Stock Market

ET Intelligence Group: IT services major Wipro reported improved profitability and higher share of digital revenue in the fiscal ended March 2019.

It also exhibited efficient cash flow management and declared a share buyback worth up to Rs 10,500 crore in a bid to increase payback to shareholders. But, these encouraging developments fail to highlight the stark reality that the country’s erstwhile third- largest IT exporter closed what may go down as its worst year in terms of the topline growth since the days of financial crisis in 2008-09. Its revenue grew 3.8 per cent to $8,120 million in FY19 compared with 4.3 per cent growth in the prior fiscal after adjusting for the divestment of hosted data centre services business.

The company’s revenue growth has remained in single-digit for the past seven fiscals.

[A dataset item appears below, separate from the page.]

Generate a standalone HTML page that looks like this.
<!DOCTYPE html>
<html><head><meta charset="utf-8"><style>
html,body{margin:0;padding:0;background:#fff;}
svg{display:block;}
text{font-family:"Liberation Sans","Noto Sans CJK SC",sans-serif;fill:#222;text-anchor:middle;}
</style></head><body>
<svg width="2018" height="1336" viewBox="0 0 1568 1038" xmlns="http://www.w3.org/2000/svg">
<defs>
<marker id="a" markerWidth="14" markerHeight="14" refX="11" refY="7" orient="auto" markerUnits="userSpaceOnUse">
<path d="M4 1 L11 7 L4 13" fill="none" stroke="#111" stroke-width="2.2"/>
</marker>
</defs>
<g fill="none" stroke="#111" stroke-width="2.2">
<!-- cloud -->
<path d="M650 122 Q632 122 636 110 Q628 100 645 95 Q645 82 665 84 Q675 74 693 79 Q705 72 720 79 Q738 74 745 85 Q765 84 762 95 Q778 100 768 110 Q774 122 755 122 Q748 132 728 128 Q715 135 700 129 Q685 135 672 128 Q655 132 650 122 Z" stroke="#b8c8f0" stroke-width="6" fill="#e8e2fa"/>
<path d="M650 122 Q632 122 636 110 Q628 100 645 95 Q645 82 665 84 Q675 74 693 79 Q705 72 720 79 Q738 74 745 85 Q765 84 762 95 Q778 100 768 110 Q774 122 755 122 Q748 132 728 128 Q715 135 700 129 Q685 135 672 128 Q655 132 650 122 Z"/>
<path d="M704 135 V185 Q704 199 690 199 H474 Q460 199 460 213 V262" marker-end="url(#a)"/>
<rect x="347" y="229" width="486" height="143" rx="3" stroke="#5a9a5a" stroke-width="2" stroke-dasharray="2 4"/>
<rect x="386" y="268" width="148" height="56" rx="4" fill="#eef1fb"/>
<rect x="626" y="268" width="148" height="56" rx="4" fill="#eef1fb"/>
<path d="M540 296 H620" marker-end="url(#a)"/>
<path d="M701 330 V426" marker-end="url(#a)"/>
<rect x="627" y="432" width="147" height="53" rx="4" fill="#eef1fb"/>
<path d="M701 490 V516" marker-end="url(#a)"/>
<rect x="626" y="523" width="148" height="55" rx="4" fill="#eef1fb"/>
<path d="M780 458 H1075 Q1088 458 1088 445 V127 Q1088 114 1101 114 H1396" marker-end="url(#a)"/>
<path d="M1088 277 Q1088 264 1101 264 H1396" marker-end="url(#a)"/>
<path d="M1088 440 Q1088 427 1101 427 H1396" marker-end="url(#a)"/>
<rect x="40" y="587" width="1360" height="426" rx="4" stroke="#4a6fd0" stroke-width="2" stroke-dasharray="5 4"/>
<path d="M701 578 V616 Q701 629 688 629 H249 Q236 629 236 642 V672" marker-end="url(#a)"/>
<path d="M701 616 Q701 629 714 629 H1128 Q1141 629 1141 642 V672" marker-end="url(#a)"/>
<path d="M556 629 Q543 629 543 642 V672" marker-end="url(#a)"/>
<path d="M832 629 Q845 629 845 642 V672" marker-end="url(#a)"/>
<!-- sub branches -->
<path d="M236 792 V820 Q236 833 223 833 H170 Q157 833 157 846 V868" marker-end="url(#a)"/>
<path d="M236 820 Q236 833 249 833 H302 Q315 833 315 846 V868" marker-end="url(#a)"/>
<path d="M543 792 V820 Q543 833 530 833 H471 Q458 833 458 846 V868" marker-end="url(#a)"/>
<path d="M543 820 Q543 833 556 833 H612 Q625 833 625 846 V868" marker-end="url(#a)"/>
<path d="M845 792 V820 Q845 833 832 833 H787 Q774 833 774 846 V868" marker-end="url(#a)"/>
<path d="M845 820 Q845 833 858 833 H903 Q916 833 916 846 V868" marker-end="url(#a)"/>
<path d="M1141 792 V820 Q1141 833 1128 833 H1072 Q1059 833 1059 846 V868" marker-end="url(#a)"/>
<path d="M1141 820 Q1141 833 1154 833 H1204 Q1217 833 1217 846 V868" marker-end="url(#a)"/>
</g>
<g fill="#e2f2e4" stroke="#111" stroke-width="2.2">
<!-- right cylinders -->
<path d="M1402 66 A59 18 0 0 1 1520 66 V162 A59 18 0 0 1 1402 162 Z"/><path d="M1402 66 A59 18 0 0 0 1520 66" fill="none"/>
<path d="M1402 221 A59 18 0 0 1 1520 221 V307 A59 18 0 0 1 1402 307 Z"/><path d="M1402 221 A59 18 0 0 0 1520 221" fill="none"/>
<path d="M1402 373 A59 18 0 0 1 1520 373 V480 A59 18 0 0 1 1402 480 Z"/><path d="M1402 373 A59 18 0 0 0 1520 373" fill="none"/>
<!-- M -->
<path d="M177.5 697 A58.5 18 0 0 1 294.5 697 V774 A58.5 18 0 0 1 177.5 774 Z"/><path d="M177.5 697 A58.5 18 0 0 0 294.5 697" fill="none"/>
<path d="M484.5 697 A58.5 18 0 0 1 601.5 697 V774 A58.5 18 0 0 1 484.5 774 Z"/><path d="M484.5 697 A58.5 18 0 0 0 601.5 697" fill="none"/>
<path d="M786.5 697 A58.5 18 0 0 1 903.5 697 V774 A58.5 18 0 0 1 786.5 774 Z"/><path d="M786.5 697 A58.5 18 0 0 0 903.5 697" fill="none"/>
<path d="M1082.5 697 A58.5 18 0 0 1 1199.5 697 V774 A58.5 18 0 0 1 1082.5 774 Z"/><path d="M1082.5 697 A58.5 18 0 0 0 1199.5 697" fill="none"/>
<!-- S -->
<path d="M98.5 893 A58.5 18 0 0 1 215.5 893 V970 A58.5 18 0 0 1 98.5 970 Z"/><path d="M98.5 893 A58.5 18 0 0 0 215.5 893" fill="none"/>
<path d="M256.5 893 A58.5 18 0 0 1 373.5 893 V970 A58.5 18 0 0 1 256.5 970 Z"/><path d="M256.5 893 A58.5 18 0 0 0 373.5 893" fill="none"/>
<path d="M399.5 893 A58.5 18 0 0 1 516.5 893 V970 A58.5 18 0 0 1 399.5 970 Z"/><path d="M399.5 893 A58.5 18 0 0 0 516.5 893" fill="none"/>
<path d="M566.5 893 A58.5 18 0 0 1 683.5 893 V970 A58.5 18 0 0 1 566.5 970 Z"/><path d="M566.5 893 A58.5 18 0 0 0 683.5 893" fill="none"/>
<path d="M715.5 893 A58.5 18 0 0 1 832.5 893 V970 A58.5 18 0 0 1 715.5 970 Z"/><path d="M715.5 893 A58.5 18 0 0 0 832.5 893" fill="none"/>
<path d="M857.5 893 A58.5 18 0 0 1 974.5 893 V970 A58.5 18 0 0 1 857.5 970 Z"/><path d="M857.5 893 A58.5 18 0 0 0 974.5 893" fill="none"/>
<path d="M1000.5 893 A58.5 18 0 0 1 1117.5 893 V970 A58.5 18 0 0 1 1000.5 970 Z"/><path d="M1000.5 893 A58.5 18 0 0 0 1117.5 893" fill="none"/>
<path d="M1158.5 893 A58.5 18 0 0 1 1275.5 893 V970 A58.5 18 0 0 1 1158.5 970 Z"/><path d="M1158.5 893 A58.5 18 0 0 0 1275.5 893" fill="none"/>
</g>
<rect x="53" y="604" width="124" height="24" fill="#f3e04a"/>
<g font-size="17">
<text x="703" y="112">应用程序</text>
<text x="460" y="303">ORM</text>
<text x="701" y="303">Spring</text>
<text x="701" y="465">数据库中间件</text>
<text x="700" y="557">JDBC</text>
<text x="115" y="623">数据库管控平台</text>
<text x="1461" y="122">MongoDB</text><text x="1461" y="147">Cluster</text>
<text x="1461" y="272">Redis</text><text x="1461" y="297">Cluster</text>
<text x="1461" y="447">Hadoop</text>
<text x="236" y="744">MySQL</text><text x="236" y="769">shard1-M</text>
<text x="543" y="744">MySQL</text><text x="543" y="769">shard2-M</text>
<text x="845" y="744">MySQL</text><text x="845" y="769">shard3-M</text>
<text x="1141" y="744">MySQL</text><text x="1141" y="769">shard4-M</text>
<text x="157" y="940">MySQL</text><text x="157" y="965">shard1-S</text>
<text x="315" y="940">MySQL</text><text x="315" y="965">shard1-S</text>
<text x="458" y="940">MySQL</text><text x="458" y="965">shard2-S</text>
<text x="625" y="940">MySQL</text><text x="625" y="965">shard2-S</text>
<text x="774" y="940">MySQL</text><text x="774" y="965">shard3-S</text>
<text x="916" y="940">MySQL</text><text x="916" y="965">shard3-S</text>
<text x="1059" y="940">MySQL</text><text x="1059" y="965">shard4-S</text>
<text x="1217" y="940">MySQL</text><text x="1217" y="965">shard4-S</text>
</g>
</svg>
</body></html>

The last time it clocked a double-digit growth was in FY12 when revenue grew by 13.4 per cent to $5,921 million. This is at a time when peers including Tata Consulting Services (TCS), Infosys, and HCL Technologies have been reporting faster revenue growth.

HCL Tech even displaced Wipro from the third spot in the pecking order based on dollardenominated revenue in the June 2018 quarter. On a five-year compounded growth basis, TCS and Infosys grew the dollar topline by 9.2 per cent and 7.4 per cent, respectively, while Wipro lagged at 4.2 per cent growth between FY14 and FY19.

HCL Tech is yet to declare results for the March 2019 quarter. The future prospects don’t look bright either given that Wipro expects to grow revenue by at best 1 per cent sequentially for the June 2019 quarter.

The company seems to have slipped into the lower single-digit growth zone. Given this, the company’s latest buyback offer at Rs 325 per share may look lucrative for investors who wish to shift to other companies in the sector.

The buyback price is 15.7 per cent higher that the Tuesday’s closing share price of Rs 281.1 on the BSE.